Weekly unemployment claims are a timely indicator of the health of the US labor market. These numbers, released by the US Department of Labor, reflect how many people are filing for unemployment benefits for the first time or continuing to receive them.

  • Understanding the trend:

    • Rising claims can signal a weakening labor market and a slowing economy. If claims consistently increase, the Fed might consider interest rate cuts to stimulate job growth and prevent a recession.

    • Falling claims suggest a robust and growing labor market. If the job market becomes too "hot" – with labor demand significantly outstripping supply – it can contribute to inflationary pressures, making rate hikes more likely.

  • The global connection: A strong US labor market generally reflects a healthy US economy, which can be positive for global trade and demand, benefiting export-oriented economies like South Korea. However, an overheated US labor market could also lead to more aggressive Fed tightening, which could then impact global capital flows and emerging markets like South Korea.

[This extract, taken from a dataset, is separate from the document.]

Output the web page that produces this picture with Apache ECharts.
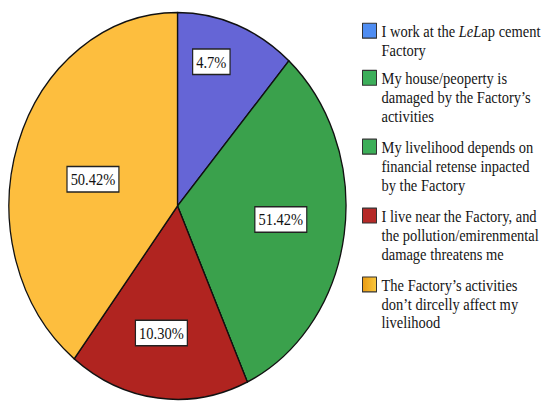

Monitoring these weekly figures provides valuable real-time insight into the US economic trajectory and its potential implications for economies worldwide.


Why This Matters to You

For South Koreans, understanding these US economic indicators isn't just about financial curiosity; it's about making informed decisions. The interplay between US interest rates, CPI, and unemployment claims can influence:

  • Exchange rates: Affecting the cost of imports, exports, and overseas travel.

  • Investment decisions: Guiding choices in the stock market, real estate, and other assets.

  • Overall economic stability: Potentially impacting job markets and consumer spending.

By keeping an eye on these vital signs from across the Pacific, you can better anticipate economic shifts and navigate the ever-evolving global financial landscape.